The city has been declining for decades as car factories moved out of municipal limits and the population collapsed from a high point of nearly 2 million in 1950 to around 700,000 today. To compound the problems presented by a shrinking tax base, Detroit has been blighted by years of financial mismanagement.

Long known as the ‘Motor City’, today Detroit is home to only two car factories. While one of those facilities, the Jefferson North assembly plant run by Chrysler, is booming and has been stepping up shifts for its workers, the other, run by General Motors, sits partly in the next-door city of Hamtramck.

It is a different world from 1950, when there were around 300,000 manufacturing jobs in Detroit. In 2011, the figure had declined to under 30,000, according to figures from Bloomberg.

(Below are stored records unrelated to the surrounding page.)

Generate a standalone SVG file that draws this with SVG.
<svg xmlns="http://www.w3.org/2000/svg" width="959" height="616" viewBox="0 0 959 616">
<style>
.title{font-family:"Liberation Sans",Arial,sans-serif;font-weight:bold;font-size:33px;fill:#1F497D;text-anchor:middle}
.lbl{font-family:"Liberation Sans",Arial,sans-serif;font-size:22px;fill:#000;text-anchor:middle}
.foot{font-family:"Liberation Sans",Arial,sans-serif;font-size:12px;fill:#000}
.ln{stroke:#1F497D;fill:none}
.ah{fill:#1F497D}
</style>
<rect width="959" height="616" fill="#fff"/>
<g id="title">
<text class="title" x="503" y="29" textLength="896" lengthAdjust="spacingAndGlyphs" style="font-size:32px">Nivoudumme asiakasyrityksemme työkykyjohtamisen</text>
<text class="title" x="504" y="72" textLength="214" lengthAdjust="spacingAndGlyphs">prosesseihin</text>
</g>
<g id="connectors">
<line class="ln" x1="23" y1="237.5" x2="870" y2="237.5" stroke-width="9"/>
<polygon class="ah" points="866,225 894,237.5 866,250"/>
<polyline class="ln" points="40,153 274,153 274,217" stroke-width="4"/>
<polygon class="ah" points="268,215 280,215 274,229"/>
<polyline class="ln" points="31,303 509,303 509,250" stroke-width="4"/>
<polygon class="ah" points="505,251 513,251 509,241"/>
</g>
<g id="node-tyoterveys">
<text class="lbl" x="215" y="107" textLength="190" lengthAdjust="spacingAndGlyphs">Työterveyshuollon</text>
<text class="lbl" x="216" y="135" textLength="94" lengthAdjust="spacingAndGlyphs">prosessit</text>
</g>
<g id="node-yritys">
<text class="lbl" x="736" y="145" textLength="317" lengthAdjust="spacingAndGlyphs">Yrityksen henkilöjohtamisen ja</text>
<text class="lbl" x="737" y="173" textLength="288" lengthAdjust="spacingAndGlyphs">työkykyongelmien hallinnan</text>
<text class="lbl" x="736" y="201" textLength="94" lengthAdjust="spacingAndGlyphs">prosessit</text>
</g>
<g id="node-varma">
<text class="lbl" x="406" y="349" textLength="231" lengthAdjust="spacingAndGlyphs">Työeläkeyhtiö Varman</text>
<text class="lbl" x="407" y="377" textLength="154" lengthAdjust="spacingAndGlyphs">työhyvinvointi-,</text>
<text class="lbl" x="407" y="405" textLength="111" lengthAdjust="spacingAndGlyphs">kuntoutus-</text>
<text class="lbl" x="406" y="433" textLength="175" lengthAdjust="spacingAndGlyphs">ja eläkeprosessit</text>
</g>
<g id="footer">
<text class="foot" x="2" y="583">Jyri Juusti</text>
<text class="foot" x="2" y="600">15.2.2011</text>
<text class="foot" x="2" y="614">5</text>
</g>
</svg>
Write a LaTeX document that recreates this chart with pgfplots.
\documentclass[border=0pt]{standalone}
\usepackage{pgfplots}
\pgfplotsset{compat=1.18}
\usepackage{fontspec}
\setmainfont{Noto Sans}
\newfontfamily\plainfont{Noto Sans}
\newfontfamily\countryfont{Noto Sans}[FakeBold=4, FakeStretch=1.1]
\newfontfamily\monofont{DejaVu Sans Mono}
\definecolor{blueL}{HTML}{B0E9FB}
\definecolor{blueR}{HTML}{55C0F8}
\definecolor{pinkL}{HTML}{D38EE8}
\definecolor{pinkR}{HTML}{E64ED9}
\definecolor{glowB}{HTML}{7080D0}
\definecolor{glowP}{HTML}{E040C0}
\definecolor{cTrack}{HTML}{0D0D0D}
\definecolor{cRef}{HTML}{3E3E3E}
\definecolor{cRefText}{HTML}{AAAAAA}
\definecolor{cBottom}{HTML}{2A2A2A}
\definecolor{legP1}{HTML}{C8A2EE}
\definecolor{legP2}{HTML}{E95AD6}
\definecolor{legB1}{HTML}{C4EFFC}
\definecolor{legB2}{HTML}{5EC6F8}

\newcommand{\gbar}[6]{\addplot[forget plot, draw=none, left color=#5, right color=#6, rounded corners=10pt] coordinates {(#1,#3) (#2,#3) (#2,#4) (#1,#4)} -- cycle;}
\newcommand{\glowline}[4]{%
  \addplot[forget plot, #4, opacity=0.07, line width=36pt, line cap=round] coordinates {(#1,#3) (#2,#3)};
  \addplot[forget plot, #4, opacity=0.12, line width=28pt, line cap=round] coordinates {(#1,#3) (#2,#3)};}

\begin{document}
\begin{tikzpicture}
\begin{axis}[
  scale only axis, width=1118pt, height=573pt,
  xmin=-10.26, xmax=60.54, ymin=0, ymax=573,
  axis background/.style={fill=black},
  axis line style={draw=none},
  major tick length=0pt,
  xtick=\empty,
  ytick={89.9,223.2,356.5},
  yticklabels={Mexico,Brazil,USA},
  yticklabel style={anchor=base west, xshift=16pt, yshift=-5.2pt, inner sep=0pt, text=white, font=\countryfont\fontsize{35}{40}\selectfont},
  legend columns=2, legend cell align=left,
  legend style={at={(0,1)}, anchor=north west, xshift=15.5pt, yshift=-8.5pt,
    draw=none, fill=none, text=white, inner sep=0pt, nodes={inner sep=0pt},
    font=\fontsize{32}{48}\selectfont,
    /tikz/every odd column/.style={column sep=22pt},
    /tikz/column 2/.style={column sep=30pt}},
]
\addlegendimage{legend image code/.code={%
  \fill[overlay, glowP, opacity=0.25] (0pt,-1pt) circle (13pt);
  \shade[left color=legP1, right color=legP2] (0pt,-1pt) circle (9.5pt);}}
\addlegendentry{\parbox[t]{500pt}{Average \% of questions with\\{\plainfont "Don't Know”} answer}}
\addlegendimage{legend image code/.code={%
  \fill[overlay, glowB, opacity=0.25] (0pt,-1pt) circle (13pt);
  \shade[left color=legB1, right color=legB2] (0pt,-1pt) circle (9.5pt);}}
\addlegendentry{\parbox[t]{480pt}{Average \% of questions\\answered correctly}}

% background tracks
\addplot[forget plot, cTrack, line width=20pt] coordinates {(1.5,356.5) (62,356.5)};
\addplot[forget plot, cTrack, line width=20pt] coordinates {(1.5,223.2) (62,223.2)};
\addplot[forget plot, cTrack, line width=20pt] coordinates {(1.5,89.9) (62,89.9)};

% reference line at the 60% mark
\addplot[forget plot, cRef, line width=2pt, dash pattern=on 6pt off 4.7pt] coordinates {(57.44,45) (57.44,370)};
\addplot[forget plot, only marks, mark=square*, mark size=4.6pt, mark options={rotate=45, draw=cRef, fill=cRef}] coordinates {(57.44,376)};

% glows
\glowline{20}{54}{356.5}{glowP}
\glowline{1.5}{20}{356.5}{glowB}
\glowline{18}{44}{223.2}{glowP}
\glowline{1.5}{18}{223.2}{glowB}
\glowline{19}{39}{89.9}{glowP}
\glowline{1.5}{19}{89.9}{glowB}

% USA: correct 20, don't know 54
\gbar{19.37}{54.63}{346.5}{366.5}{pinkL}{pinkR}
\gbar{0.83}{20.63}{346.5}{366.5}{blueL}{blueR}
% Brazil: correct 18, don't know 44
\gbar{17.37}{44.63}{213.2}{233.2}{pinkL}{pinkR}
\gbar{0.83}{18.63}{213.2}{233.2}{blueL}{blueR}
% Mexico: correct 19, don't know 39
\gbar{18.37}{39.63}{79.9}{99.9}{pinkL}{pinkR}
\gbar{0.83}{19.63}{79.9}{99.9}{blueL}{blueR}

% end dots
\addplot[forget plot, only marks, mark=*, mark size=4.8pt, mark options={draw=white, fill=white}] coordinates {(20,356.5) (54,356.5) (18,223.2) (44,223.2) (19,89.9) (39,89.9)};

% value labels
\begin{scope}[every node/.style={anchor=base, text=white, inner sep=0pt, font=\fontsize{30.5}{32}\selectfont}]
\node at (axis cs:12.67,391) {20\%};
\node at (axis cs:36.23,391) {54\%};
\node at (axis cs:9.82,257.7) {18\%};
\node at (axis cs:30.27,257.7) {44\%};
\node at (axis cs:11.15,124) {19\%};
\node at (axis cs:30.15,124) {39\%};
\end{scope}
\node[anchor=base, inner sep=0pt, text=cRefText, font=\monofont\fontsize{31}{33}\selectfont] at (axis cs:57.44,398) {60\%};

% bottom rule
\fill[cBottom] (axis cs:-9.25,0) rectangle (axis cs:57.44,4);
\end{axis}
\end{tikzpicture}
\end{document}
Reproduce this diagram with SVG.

While the exact figure of how much Detroit owes its creditors is disputed - estimates have varied from $18.5bn to as much as $20bn - one thing is for certain: the city is entering uncharted territory. Until last night, the title of America’s largest municipal bankruptcy belonged to Jefferson County in Alabama. It’s debts when it filed for bankruptcy: around $4bn.

Last night’s filing was approved by the Michigan Governor, Rick Snyder. “The fiscal realities confronting Detroit have been ignored for too long. I’m making this tough decision so the people of Detroit will have the basic services they deserve and so we can start to put Detroit on a solid financial footing that will allow it to grow and prosper in the future,” he said. “This is a difficult step, but the only viable option to address a problem that has been six decades in the making.”

Mr Orr was appointed by Mr Snyder, who had charged him with restructuring the debts to put the city on a more sustainable footing. Formerly a partner at the Jones Day law firm, he came to public prominence as the lawyer who helped restructure Chrysler when the carmarker was forced to seek bankruptcy protection in 2009.